Mall Walking auch in Deutschland?
In Deutschland wurde immer schon viel zu Fuß gegangen. Ging man früher noch ohne Ziel spazieren und flanierte aus Lustgründen, wird das Gehen heute immer mehr auch in Themen eingebunden – geführte Stadtspaziergänge – oder einem sportlichen Zweck unterworfen – Walken, Nordic Walken, Joggen. Hierzulande wird diesen Tätigkeiten eher draußen gefrönt, wobei der anhaltende Trend zum Sport im Fitnesszentrum dafür sorgt, dass auch immer mehr drinnen gegangen wird, auf Laufbändern. Aber auch draußen ist es mit der Unorganisiertheit und dem ziellosen Flanieren längst vorbei.

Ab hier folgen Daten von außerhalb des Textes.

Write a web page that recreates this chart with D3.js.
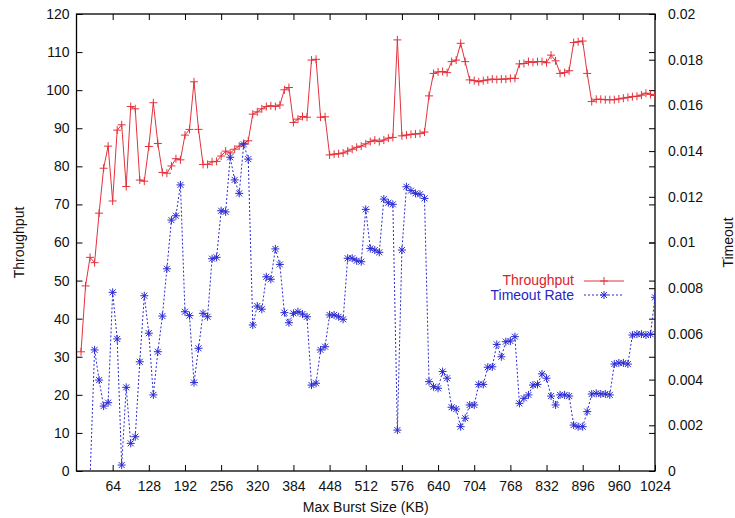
<!DOCTYPE html>
<html>
<head>
<meta charset="utf-8">
<script src="https://cdn.jsdelivr.net/npm/d3@7"></script>
<style>
  body { margin: 0; background: #fff; }
  text { font-family: "Liberation Sans", Arial, sans-serif; font-size: 14px; }
</style>
</head>
<body>
<script>
// burst sizes (KB) on the x axis
var burstSize = [8,16,24,32,40,48,56,64,72,80,88,96,104,112,120,128,
  136,144,152,160,168,176,184,192,200,208,216,224,232,240,248,256,
  264,272,280,288,296,304,312,320,328,336,344,352,360,368,376,384,
  392,400,408,416,424,432,440,448,456,464,472,480,488,496,504,512,
  520,528,536,544,552,560,568,576,584,592,600,608,616,624,632,640,
  648,656,664,672,680,688,696,704,712,720,728,736,744,752,760,768,
  776,784,792,800,808,816,824,832,840,848,856,864,872,880,888,896,
  904,912,920,928,936,944,952,960,968,976,984,992,1000,1008,1016,1024];

// throughput, left axis
var throughput = [31.3,48.6,56.1,54.7,67.7,79.5,85.3,70.9,89.5,90.9,74.7,95.7,95.1,76.4,76.1,85.2,
  96.7,86.0,78.4,78.2,80.1,82.0,81.7,88.2,89.7,102.2,89.7,80.5,80.5,81.2,81.3,82.7,
  84.0,83.5,84.5,85.3,86.0,86.7,93.7,94.3,95.1,95.7,95.9,95.7,96.1,100.1,100.7,91.5,
  92.4,93.1,92.9,107.9,108.1,92.9,93.0,83.0,83.2,83.3,83.5,84.0,84.5,85.0,85.3,85.9,
  86.5,86.9,86.5,86.9,87.4,87.6,113.2,88.0,88.2,88.4,88.5,88.6,89.0,98.5,104.4,104.8,
  104.9,104.6,107.5,107.9,112.3,107.5,102.7,102.5,102.2,102.5,102.7,102.9,102.8,102.9,102.9,103.1,
  103.1,106.9,107.0,107.5,107.3,107.5,107.5,107.2,109.2,107.7,104.4,104.6,105.1,112.5,112.7,112.9,
  104.4,97.0,97.6,97.6,97.5,97.5,97.5,97.7,97.9,98.1,98.3,98.4,98.7,99.2,98.9,98.6];

// timeout rate, right axis (null = no point)
var timeoutRate = [null,null,-0.0003,0.0053,0.00398,0.00284,0.00299,0.00782,0.00578,0.00026,0.00366,0.00121,0.0015,0.00478,0.00767,0.00603,
  0.00333,0.00522,0.00678,0.00885,0.01098,0.01117,0.01252,0.00697,0.0068,0.00387,0.00537,0.0069,0.00675,0.00929,0.00935,0.01139,
  0.01134,0.01373,0.01274,0.01215,0.0143,0.01365,0.00639,0.00722,0.00708,0.0085,0.00839,0.00972,0.00904,0.00693,0.00649,0.0069,
  0.00697,0.00687,0.00675,0.00376,0.00384,0.0053,0.00544,0.00683,0.00683,0.00675,0.00664,0.00931,0.00931,0.0092,0.00916,0.01145,
  0.00974,0.00967,0.00957,0.0119,0.01174,0.01167,0.00179,0.00967,0.01244,0.01227,0.01215,0.01211,0.01193,0.00391,0.00369,0.00362,
  0.00435,0.00406,0.00279,0.00271,0.00194,0.00231,0.00289,0.00289,0.00379,0.00379,0.00454,0.00456,0.00554,0.005,0.00566,0.00569,
  0.00588,0.00296,0.00318,0.00333,0.00376,0.00379,0.00425,0.00406,0.00328,0.00289,0.00333,0.00333,0.00328,0.00201,0.00194,0.00194,
  0.0026,0.00337,0.0034,0.00337,0.00337,0.00333,0.00468,0.00473,0.00473,0.00468,0.00595,0.00599,0.00599,0.00595,0.00599,0.0076];

var xTicks = [64,128,192,256,320,384,448,512,576,640,704,768,832,896,960,1024];
var y1Ticks = [0,10,20,30,40,50,60,70,80,90,100,110,120];
var y2Ticks = [0,0.002,0.004,0.006,0.008,0.01,0.012,0.014,0.016,0.018,0.02];
var seriesNames = ["Throughput", "Timeout Rate"];

var svgWidth = 735, svgHeight = 518,
    plotLeft = 76.5, plotRight = 655, plotTop = 14, plotBottom = 471,
    tickLen = 6,
    redColor = "#e4323c",
    blueColor = "#2a2ad2";

var svg = d3.select("body").append("svg")
  .attr("width", svgWidth)
  .attr("height", svgHeight);

var x = d3.scaleLinear().domain([0, 1024]).range([plotLeft, plotRight]);
var y1 = d3.scaleLinear().domain([0, 120]).range([plotBottom, plotTop]);
var y2 = d3.scaleLinear().domain([0, 0.02]).range([plotBottom, plotTop]);

svg.append("clipPath").attr("id", "plotClip")
  .append("rect")
  .attr("x", plotLeft).attr("y", plotTop)
  .attr("width", plotRight - plotLeft).attr("height", plotBottom - plotTop);

// axes: ticks point inward like gnuplot
function noDomain(g) { g.select(".domain").remove(); }

svg.append("g")
  .attr("transform", "translate(0," + plotBottom + ")")
  .call(d3.axisBottom(x).tickValues(xTicks).tickSizeInner(-tickLen).tickSizeOuter(0).tickPadding(10).tickFormat(d3.format("d")))
  .call(noDomain);

svg.append("g")
  .attr("transform", "translate(0," + plotTop + ")")
  .call(d3.axisTop(x).tickValues(xTicks).tickSizeInner(-tickLen).tickSizeOuter(0).tickFormat(""))
  .call(noDomain);

svg.append("g")
  .attr("transform", "translate(" + plotLeft + ",0)")
  .call(d3.axisLeft(y1).tickValues(y1Ticks).tickSizeInner(-tickLen).tickSizeOuter(0).tickPadding(7).tickFormat(d3.format("d")))
  .call(noDomain);

// mirrored y1 ticks on the right border
svg.append("g")
  .attr("transform", "translate(" + plotRight + ",0)")
  .call(d3.axisRight(y1).tickValues(y1Ticks).tickSizeInner(-tickLen).tickSizeOuter(0).tickFormat(""))
  .call(noDomain);

svg.append("g")
  .attr("transform", "translate(" + plotRight + ",0)")
  .call(d3.axisRight(y2).tickValues(y2Ticks).tickSizeInner(-tickLen).tickSizeOuter(0).tickPadding(13)
    .tickFormat(function(d) { return d === 0 ? "0" : String(+d.toFixed(3)); }))
  .call(noDomain);

svg.selectAll(".tick text")
  .style("font-family", "'Liberation Sans', Arial, sans-serif")
  .style("font-size", "14px")
  .attr("fill", "#111");
svg.selectAll(".tick line").attr("stroke", "#000").attr("stroke-width", 1);

// border
svg.append("rect")
  .attr("x", plotLeft).attr("y", plotTop)
  .attr("width", plotRight - plotLeft).attr("height", plotBottom - plotTop)
  .attr("fill", "none").attr("stroke", "#000").attr("stroke-width", 1.3);

var plot = svg.append("g").attr("clip-path", "url(#plotClip)");

var redData = burstSize.map(function(k, i) { return {x: k, v: throughput[i]}; });
var blueData = burstSize.map(function(k, i) { return {x: k, v: timeoutRate[i]}; })
  .filter(function(d) { return d.v !== null; });

// throughput line and + markers
plot.append("path")
  .datum(redData)
  .attr("fill", "none")
  .attr("stroke", redColor)
  .attr("stroke-width", 1)
  .attr("d", d3.line().x(function(d) { return x(d.x); }).y(function(d) { return y1(d.v); }));

function plus(sel, s) {
  sel.append("path")
    .attr("d", "M" + (-s) + ",0H" + s + "M0," + (-s) + "V" + s);
}
function star(sel, s) {
  var d = s * 0.75;
  sel.append("path")
    .attr("d", "M" + (-s) + ",0H" + s + "M0," + (-s) + "V" + s +
      "M" + (-d) + "," + (-d) + "L" + d + "," + d + "M" + (-d) + "," + d + "L" + d + "," + (-d));
}

plot.append("g")
  .attr("stroke", redColor).attr("stroke-width", 1).attr("fill", "none")
  .selectAll("g").data(redData).enter().append("g")
  .attr("transform", function(d) { return "translate(" + x(d.x) + "," + y1(d.v) + ")"; })
  .each(function() { plus(d3.select(this), 4); });

// timeout rate dashed line and * markers
plot.append("path")
  .datum(blueData)
  .attr("fill", "none")
  .attr("stroke", blueColor)
  .attr("stroke-width", 1)
  .attr("stroke-dasharray", "2,2")
  .attr("d", d3.line().x(function(d) { return x(d.x); }).y(function(d) { return y2(d.v); }));

plot.append("g")
  .attr("stroke", blueColor).attr("stroke-width", 1).attr("fill", "none")
  .selectAll("g").data(blueData.filter(function(d) { return d.v >= 0; })).enter().append("g")
  .attr("transform", function(d) { return "translate(" + x(d.x) + "," + y2(d.v) + ")"; })
  .each(function() { star(d3.select(this), 4); });

// axis titles
svg.append("text")
  .attr("transform", "translate(24," + ((plotTop + plotBottom) / 2) + ") rotate(-90)")
  .attr("text-anchor", "middle")
  .attr("fill", "#111")
  .text("Throughput");

svg.append("text")
  .attr("transform", "translate(733," + ((plotTop + plotBottom) / 2) + ") rotate(-90)")
  .attr("text-anchor", "middle")
  .attr("fill", "#111")
  .text("Timeout");

svg.append("text")
  .attr("x", (plotLeft + plotRight) / 2)
  .attr("y", 512)
  .attr("text-anchor", "middle")
  .attr("fill", "#111")
  .text("Max Burst Size (KB)");

// legend
var legend = svg.append("g");
legend.append("text").attr("x", 574).attr("y", 285).attr("text-anchor", "end")
  .attr("fill", "#d8222c").text(seriesNames[0]);
legend.append("line").attr("x1", 584).attr("x2", 624).attr("y1", 281).attr("y2", 281)
  .attr("stroke", redColor);
legend.append("g").attr("stroke", redColor).attr("transform", "translate(604,281)")
  .each(function() { plus(d3.select(this), 4); });

legend.append("text").attr("x", 574).attr("y", 300).attr("text-anchor", "end")
  .attr("fill", "#2626c4").text(seriesNames[1]);
legend.append("line").attr("x1", 584).attr("x2", 624).attr("y1", 295).attr("y2", 295)
  .attr("stroke", blueColor).attr("stroke-dasharray", "2,2");
legend.append("g").attr("stroke", blueColor).attr("transform", "translate(604,295)")
  .each(function() { star(d3.select(this), 4); });
</script>
</body>
</html>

In vielen Gegenden Deutschlands gibt es mittlerweile Landkarten mit eingezeichneten Lauf- oder Walkingstrecken. Meist sind diese auch ausgeschildert, so wie man es schon länger von Wanderwegen kennt.
In Anbetracht der demografischen Entwicklung ist denkbar, dass in Deutschland auch das Mall Walking irgendwann nicht mehr so wunderlich anmutet, weil immer mehr ältere Menschen die Vorzüge des Gehens in einem Einkaufszentrum zu schätzen wissen. Und es dann vielleicht auch tun. Und mal ehrlich – wir würden uns auch daran gewöhnen. An die allgegenwärtigen Warnhinweise auf jedem neu gekauften Toaster, Drucker oder Campingstuhl haben wir uns doch auch schnell gewöhnt.